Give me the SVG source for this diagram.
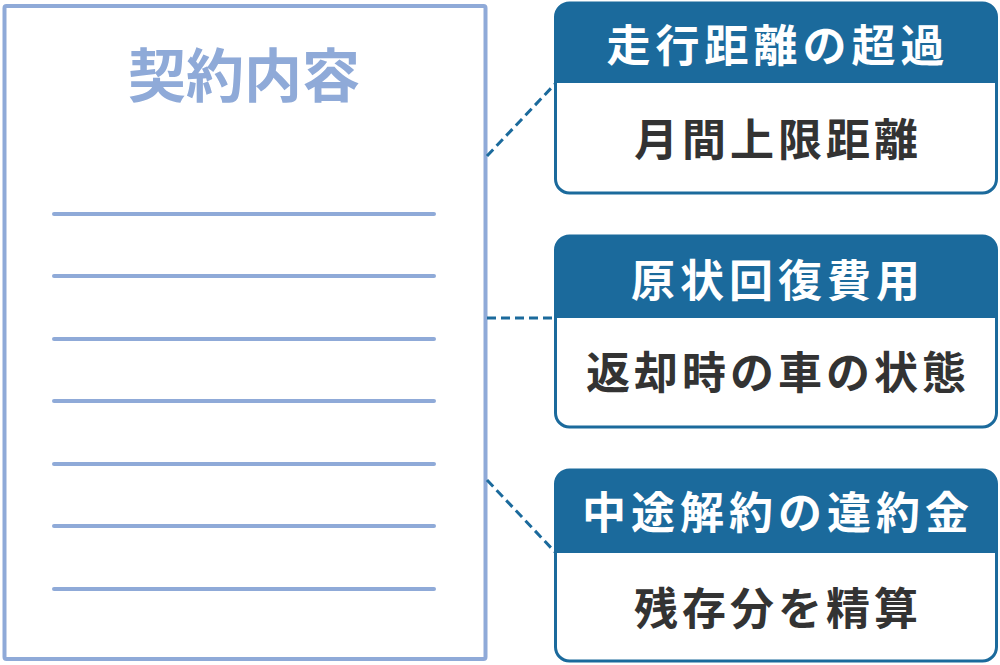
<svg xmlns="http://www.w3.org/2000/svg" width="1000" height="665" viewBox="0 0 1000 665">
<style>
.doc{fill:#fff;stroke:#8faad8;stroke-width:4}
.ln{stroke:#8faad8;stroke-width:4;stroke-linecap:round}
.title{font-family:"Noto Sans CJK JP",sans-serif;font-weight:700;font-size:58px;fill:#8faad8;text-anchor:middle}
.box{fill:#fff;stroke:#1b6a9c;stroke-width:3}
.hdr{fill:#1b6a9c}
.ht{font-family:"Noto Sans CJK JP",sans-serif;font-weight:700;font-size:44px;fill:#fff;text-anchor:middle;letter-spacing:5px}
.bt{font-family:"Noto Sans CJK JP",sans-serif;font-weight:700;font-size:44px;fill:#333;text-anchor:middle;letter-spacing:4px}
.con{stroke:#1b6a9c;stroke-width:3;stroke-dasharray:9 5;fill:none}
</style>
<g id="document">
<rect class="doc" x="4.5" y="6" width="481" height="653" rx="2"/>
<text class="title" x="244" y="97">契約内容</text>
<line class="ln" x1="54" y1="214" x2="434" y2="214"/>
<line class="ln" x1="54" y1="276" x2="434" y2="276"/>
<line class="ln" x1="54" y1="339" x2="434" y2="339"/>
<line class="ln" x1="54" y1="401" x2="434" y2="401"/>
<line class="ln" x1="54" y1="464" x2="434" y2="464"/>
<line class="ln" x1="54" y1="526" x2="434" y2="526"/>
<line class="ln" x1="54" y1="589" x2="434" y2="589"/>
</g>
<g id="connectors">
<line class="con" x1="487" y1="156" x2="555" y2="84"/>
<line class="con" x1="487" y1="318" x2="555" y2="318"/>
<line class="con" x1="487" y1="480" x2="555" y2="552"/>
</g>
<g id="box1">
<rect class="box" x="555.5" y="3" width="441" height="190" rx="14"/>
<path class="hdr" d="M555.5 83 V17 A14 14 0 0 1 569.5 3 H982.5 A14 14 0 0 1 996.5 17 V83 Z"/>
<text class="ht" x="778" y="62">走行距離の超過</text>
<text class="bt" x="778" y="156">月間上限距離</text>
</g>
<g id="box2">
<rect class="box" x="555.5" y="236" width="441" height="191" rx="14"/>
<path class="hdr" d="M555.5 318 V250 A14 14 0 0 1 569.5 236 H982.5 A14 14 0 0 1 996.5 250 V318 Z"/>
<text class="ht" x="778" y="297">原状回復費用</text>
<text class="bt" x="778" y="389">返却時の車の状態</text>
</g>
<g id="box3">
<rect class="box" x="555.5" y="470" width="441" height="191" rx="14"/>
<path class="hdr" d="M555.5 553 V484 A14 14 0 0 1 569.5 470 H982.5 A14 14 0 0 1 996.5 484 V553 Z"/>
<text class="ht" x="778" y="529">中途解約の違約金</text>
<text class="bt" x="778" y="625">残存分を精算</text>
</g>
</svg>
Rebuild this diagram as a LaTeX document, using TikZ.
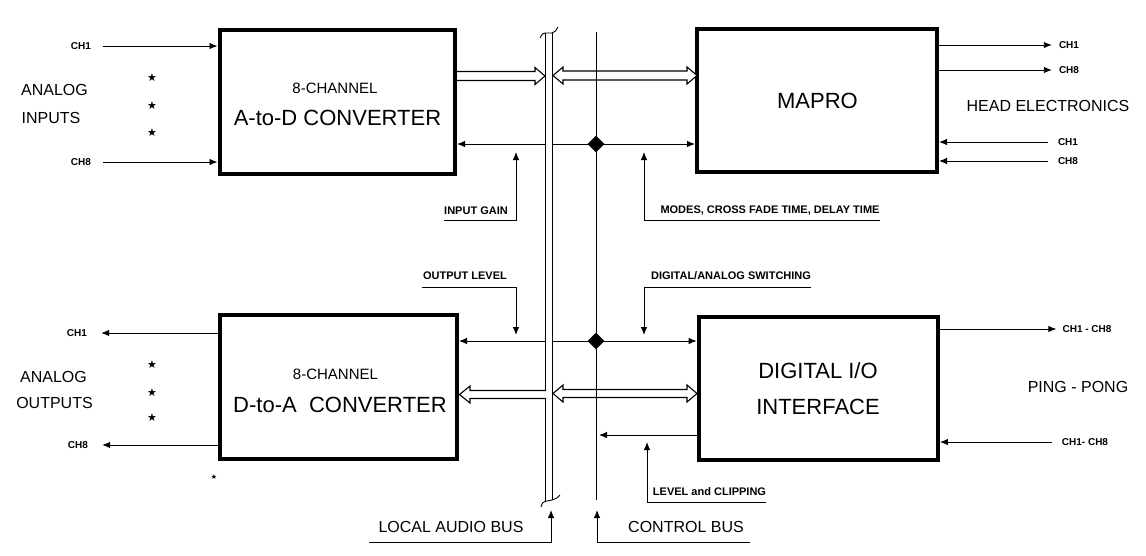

= = =

▶ [Short problem]:
Restate the whole listing above exactly, except for its images.

▶ [Output below]:
Give me the SVG source for this diagram.
<svg xmlns="http://www.w3.org/2000/svg" width="1000" height="665" viewBox="0 0 1000 665">
<style>
.doc{fill:#fff;stroke:#8faad8;stroke-width:4}
.ln{stroke:#8faad8;stroke-width:4;stroke-linecap:round}
.title{font-family:"Noto Sans CJK JP",sans-serif;font-weight:700;font-size:58px;fill:#8faad8;text-anchor:middle}
.box{fill:#fff;stroke:#1b6a9c;stroke-width:3}
.hdr{fill:#1b6a9c}
.ht{font-family:"Noto Sans CJK JP",sans-serif;font-weight:700;font-size:44px;fill:#fff;text-anchor:middle;letter-spacing:5px}
.bt{font-family:"Noto Sans CJK JP",sans-serif;font-weight:700;font-size:44px;fill:#333;text-anchor:middle;letter-spacing:4px}
.con{stroke:#1b6a9c;stroke-width:3;stroke-dasharray:9 5;fill:none}
</style>
<g id="document">
<rect class="doc" x="4.5" y="6" width="481" height="653" rx="2"/>
<text class="title" x="244" y="97">契約内容</text>
<line class="ln" x1="54" y1="214" x2="434" y2="214"/>
<line class="ln" x1="54" y1="276" x2="434" y2="276"/>
<line class="ln" x1="54" y1="339" x2="434" y2="339"/>
<line class="ln" x1="54" y1="401" x2="434" y2="401"/>
<line class="ln" x1="54" y1="464" x2="434" y2="464"/>
<line class="ln" x1="54" y1="526" x2="434" y2="526"/>
<line class="ln" x1="54" y1="589" x2="434" y2="589"/>
</g>
<g id="connectors">
<line class="con" x1="487" y1="156" x2="555" y2="84"/>
<line class="con" x1="487" y1="318" x2="555" y2="318"/>
<line class="con" x1="487" y1="480" x2="555" y2="552"/>
</g>
<g id="box1">
<rect class="box" x="555.5" y="3" width="441" height="190" rx="14"/>
<path class="hdr" d="M555.5 83 V17 A14 14 0 0 1 569.5 3 H982.5 A14 14 0 0 1 996.5 17 V83 Z"/>
<text class="ht" x="778" y="62">走行距離の超過</text>
<text class="bt" x="778" y="156">月間上限距離</text>
</g>
<g id="box2">
<rect class="box" x="555.5" y="236" width="441" height="191" rx="14"/>
<path class="hdr" d="M555.5 318 V250 A14 14 0 0 1 569.5 236 H982.5 A14 14 0 0 1 996.5 250 V318 Z"/>
<text class="ht" x="778" y="297">原状回復費用</text>
<text class="bt" x="778" y="389">返却時の車の状態</text>
</g>
<g id="box3">
<rect class="box" x="555.5" y="470" width="441" height="191" rx="14"/>
<path class="hdr" d="M555.5 553 V484 A14 14 0 0 1 569.5 470 H982.5 A14 14 0 0 1 996.5 484 V553 Z"/>
<text class="ht" x="778" y="529">中途解約の違約金</text>
<text class="bt" x="778" y="625">残存分を精算</text>
</g>
</svg>
Rebuild this diagram as a LaTeX document, using TikZ.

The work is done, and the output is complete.